China has already initiated its version of a general purpose CBDC. But, while there is real exuberance and interest in this possibility elsewhere, central banks in most major economies are proceeding cautiously.
International Exploration of CBDCs
One of the most serious international efforts to explore the utility of a CBDC system is being led by the Bank for International Settlements (BIS) and central banks from seven jurisdictions (Bank of Canada, Bank of England, Bank of Japan, European Central Bank (ECB), the Federal Reserve System, Sveriges Riksbank and Swiss National Bank). This effort has already identified important challenges that must be addressed in designing an effective CBDC arrangement, including the need to:
- establish interoperability between a CBDC and other key payment systems and arrangements within a jurisdiction to facilitate the easy flow of funds necessary to achieve accessibility, resilience and diversity in payments;
- protect the privacy or confidentiality of consumer payment data;
- allow sufficient transition time for the existing financial system to adjust; and
- maintain flexibility in design to accommodate evolving user needs over time.
Individual countries could also face unique in-jurisdiction legal and structural challenges.
In the U.S., there is a fundamental question of whether a general-purpose CBDC is needed, given the variety of private electronic payment options available within the existing payment system, including online bill payments through banks and payment methods such as PayPal, Zelle and Venmo. They already offer speed and accessibility and are low cost.
Key Federal Reserve governors have signaled their skepticism. Chair Jerome Powell has observed that the U.S. already has a “safe, effective, dynamic, and efficient … domestic payments system [capable of serving] the needs of households and businesses.” Fed Gov. Christopher Waller has said that it remains unclear whether “CBDC would solve any existing problem that is not being addressed more promptly and efficiently by other initiatives.”
Moreover, a retail CBDC for which the Fed provided accounts directly to the general public would require legislative changes and alter the central bank’s role vis-à-vis private commercial banks and the U.S. economy in profound ways. Under existing law, the Fed provides accounts to private commercial banks, which then offer bank accounts to the general public. That structure, in which private commercial banks are intermediaries between the Fed and the public, dates back to the negotiations that brought the Fed into existence in 1913. Providing accounts directly to the public would upend that negotiated balance and could disintermediate private banks by encouraging deposits to flow from them to the Fed.
These factors weigh heavily against an account-based, retail CBDC in the U.S., whatever benefits it might offer in speed, availability, accessibility and cost, especially considering that competition and other initiatives such as FedNow (the Fed’s instant payment system due to launch in 2023) are intended to address these very issues. It is therefore highly unlikely that we will see a retail CBDC in the U.S. in the next few years.

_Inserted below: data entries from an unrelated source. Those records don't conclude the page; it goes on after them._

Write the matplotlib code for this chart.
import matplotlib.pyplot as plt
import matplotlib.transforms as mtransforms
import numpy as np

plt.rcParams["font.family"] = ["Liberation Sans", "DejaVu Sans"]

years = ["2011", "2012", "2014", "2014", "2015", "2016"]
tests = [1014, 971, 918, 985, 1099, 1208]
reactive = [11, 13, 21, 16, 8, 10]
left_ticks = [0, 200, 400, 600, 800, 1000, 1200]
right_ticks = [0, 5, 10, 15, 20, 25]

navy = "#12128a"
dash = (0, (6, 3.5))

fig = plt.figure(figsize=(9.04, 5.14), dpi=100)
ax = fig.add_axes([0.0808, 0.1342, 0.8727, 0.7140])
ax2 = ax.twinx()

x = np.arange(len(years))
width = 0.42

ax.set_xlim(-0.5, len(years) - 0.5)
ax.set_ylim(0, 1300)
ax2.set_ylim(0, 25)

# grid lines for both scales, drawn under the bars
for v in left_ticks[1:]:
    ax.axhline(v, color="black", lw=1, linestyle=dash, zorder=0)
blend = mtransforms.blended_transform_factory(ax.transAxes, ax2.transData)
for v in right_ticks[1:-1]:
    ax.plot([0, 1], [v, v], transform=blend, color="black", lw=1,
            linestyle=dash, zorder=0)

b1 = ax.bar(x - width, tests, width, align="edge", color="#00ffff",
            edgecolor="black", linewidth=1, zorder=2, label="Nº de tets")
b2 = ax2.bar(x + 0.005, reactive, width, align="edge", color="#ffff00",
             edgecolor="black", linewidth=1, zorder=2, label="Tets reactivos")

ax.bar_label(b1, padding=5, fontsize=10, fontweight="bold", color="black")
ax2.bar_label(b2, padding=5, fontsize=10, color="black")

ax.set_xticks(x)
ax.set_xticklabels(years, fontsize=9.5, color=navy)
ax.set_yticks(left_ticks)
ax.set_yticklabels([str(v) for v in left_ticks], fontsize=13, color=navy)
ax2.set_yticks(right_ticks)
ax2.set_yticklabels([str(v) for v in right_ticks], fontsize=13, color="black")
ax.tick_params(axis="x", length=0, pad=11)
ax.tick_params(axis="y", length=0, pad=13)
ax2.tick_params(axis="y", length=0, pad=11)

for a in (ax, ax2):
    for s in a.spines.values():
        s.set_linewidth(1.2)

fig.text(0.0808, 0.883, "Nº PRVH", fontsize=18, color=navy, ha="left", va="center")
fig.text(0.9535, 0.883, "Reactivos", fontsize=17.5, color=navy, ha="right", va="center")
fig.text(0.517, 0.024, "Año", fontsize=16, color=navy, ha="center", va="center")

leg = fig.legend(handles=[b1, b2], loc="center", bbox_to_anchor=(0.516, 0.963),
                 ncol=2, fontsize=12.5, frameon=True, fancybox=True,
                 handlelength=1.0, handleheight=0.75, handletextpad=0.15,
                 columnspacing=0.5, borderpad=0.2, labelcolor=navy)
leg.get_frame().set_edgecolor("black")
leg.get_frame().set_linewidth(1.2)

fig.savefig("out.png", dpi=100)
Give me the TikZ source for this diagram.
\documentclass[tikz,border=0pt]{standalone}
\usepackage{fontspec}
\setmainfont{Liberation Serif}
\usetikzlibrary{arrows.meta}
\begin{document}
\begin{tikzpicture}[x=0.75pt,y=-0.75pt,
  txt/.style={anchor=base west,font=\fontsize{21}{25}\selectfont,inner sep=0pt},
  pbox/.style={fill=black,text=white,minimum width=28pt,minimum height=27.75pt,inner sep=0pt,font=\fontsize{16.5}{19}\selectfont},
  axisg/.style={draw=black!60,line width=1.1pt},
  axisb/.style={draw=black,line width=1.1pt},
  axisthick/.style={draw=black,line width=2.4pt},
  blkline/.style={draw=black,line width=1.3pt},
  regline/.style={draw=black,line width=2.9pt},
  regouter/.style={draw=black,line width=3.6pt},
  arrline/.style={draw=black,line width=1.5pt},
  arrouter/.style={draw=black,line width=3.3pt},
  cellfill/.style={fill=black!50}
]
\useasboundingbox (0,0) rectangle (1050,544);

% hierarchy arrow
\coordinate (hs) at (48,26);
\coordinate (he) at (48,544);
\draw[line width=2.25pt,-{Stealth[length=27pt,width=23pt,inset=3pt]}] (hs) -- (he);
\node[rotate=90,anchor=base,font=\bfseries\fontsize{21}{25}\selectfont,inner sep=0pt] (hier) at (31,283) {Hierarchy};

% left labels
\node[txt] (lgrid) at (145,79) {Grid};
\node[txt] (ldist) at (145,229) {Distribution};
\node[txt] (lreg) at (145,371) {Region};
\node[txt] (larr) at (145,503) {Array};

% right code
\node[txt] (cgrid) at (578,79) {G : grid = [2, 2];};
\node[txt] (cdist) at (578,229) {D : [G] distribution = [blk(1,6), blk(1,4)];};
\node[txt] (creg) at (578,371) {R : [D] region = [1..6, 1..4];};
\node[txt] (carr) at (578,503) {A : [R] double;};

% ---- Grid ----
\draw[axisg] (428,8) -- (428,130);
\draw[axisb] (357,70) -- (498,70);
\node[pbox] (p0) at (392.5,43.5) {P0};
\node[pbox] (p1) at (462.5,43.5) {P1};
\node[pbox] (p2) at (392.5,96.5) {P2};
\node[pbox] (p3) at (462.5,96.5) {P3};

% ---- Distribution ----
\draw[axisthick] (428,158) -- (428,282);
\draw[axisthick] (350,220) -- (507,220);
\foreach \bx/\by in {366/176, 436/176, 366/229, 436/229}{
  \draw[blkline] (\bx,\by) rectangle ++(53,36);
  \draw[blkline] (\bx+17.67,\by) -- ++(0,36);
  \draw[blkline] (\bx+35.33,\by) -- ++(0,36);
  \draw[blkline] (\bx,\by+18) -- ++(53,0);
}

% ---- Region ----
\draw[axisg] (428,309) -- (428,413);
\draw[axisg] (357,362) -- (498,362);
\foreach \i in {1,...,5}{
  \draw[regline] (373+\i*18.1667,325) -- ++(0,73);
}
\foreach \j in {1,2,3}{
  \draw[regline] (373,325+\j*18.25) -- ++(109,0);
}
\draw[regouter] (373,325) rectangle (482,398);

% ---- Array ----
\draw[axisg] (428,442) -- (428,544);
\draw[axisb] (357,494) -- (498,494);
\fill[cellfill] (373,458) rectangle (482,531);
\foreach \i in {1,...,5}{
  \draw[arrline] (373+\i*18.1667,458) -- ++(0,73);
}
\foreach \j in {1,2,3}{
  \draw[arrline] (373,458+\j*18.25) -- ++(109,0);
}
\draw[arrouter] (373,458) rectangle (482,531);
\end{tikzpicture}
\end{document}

Nonetheless, we expect the Fed to continue to participate in the discussions about CBDCs in the U.S. and internationally so it can maintain leadership and influence in setting standards for their design and related policy questions.

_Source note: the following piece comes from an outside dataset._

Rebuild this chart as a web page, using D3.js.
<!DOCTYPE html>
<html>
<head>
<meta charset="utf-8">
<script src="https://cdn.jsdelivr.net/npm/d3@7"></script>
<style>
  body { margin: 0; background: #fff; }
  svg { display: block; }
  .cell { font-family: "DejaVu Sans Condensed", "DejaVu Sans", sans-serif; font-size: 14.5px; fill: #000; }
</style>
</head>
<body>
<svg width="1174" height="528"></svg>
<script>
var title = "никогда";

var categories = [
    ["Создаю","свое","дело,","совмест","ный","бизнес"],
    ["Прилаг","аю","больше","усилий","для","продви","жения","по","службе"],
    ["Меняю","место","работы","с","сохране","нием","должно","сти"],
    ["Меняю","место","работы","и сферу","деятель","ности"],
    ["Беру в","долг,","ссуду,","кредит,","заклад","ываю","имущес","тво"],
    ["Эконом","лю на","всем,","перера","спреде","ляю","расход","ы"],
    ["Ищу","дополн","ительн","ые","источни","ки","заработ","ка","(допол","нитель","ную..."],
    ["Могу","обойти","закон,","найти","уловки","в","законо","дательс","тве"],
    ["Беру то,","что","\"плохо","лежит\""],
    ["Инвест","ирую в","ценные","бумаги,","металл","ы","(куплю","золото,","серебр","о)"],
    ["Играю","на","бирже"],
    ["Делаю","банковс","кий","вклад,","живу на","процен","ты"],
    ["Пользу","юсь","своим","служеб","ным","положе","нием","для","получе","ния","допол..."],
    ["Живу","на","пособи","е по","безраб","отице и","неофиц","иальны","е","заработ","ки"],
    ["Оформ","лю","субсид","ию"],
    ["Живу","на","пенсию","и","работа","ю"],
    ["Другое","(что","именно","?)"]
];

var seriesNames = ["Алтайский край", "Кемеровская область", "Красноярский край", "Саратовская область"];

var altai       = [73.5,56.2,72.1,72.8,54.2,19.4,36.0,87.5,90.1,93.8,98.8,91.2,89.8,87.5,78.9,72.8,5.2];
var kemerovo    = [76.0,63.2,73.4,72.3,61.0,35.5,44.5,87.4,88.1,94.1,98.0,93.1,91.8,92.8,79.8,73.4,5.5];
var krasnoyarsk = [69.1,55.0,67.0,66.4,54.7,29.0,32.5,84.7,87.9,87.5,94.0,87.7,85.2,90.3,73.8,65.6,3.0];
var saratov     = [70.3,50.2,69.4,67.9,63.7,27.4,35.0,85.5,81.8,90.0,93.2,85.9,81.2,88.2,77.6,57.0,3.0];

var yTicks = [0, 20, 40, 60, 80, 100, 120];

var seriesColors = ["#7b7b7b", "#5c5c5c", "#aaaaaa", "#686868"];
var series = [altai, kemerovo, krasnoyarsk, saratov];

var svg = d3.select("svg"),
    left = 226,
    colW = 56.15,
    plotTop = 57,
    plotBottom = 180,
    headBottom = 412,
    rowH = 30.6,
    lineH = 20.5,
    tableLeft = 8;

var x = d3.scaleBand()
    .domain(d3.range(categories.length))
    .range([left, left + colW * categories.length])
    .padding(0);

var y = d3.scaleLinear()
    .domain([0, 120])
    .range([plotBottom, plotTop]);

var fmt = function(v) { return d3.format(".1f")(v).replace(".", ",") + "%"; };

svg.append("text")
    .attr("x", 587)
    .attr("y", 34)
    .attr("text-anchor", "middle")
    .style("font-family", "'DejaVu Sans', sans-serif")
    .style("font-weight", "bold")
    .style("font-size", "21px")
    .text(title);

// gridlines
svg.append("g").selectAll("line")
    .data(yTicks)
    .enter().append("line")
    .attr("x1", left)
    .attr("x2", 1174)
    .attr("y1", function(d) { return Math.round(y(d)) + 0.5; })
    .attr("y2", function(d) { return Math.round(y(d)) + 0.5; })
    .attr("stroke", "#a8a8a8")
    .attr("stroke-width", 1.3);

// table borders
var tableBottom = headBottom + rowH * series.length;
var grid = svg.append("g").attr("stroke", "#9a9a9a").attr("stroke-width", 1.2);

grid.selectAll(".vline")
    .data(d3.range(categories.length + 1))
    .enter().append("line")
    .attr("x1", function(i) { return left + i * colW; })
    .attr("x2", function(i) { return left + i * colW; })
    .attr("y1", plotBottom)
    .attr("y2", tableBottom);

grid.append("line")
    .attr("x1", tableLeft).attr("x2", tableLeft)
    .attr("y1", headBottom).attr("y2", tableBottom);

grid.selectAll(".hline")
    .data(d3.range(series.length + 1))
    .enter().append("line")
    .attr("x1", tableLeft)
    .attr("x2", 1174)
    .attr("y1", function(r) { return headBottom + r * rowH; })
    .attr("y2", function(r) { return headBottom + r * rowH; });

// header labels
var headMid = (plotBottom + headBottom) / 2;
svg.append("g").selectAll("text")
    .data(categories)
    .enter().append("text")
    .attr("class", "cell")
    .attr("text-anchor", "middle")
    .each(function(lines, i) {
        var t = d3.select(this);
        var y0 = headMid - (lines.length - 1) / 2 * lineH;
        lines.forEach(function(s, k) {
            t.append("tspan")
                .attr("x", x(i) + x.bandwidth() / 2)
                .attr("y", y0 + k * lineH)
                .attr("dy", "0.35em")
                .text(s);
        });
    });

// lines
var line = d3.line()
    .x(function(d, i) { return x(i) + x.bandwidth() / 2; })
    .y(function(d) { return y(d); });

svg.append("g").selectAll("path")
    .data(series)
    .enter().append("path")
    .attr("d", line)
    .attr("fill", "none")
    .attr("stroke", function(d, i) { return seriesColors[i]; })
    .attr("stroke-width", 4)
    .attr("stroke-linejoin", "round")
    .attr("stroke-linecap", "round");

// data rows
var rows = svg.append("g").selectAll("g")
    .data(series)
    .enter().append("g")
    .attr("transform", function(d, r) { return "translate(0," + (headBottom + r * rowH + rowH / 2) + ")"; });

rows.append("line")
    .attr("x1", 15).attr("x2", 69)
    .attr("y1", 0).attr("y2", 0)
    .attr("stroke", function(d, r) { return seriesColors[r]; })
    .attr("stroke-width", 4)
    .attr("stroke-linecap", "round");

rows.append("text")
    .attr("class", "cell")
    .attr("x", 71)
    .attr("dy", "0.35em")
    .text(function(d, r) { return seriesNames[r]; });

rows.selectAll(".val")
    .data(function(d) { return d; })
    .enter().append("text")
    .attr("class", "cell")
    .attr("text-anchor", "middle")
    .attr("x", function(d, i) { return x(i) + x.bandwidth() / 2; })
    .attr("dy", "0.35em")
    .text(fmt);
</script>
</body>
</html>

There has also been substantial interest in the structural and conceptual issues in a central bank adopting a CBDC in the U.K. and Europe, with central banks themselves and other market participants debating the benefits, challenges and legal and regulatory requirements.
In November 2021, the Bank of England and U.K. Treasury announced plans for a joint consultation on the subject during 2022. They envision a CBDC being introduced in the U.K. by the end of the decade if there is support from market participants. The two bodies have formed a taskforce to oversee the consultation and any future consideration of such a proposal.
However, several issues in terms of design, control, access, legal framework and regulation remain before any such initiative can be implemented. Like the Fed in the U.S., the Bank of England does not provide accounts directly to the general public. Adopting a “retail” CBDC that requires this therefore would result in a seismic change to the U.K. banking system.
The U.K. Treasury has already stated that it envisions any CBDC as a parallel offering to existing cash and bank deposits, not a replacement. The outcome of the consultation will determine whether the U.K. moves toward a “development” phase.
In contrast to regulators in the U.S., the ECB has been fairly public in its support for the development of a CBDC in the medium to long term.
In a report published in October 2020, the ECB advocated the introduction of a digital euro, which it argued is needed to underpin innovation, deliver strategic autonomy and guarantee security of European payment systems. Fabio Panetta, a member of the executive board of the ECB, argued in a blog post in November 2021 that the ECB needs to actively consider the role of a CBDC given the move to digital payments over cash. He drew the analogy of the postage stamp falling by the wayside in the age of the internet.
That transition to digital payments is driving much of the thinking on the development of CBDCs in Europe and the U.K. Mr. Panetta also argued that central institutional involvement in money, whether through a CBDC or otherwise, will remain a cornerstone underpinning confidence in the value of money and the financial system, and that development work and debate is needed now to address the structural and regulatory challenges of a CBDC.
The ECB project focuses on a “retail” CBDC in particular, which would mark a significant shift in the current payment ecosystem if adopted. To the extent the ECB has addressed wholesale systems, it has concentrated on technical upgrades to existing systems rather than the introduction of a CBDC.
We anticipate that central banks in the U.K. and Europe will continue exploring CBDC models, with increased focus in the next few years. Much of this work will be preparatory and technical rather than moving swiftly to adoption. But central banks in the region appear much more open to introducing CBDCs later this decade than their counterparts around the world.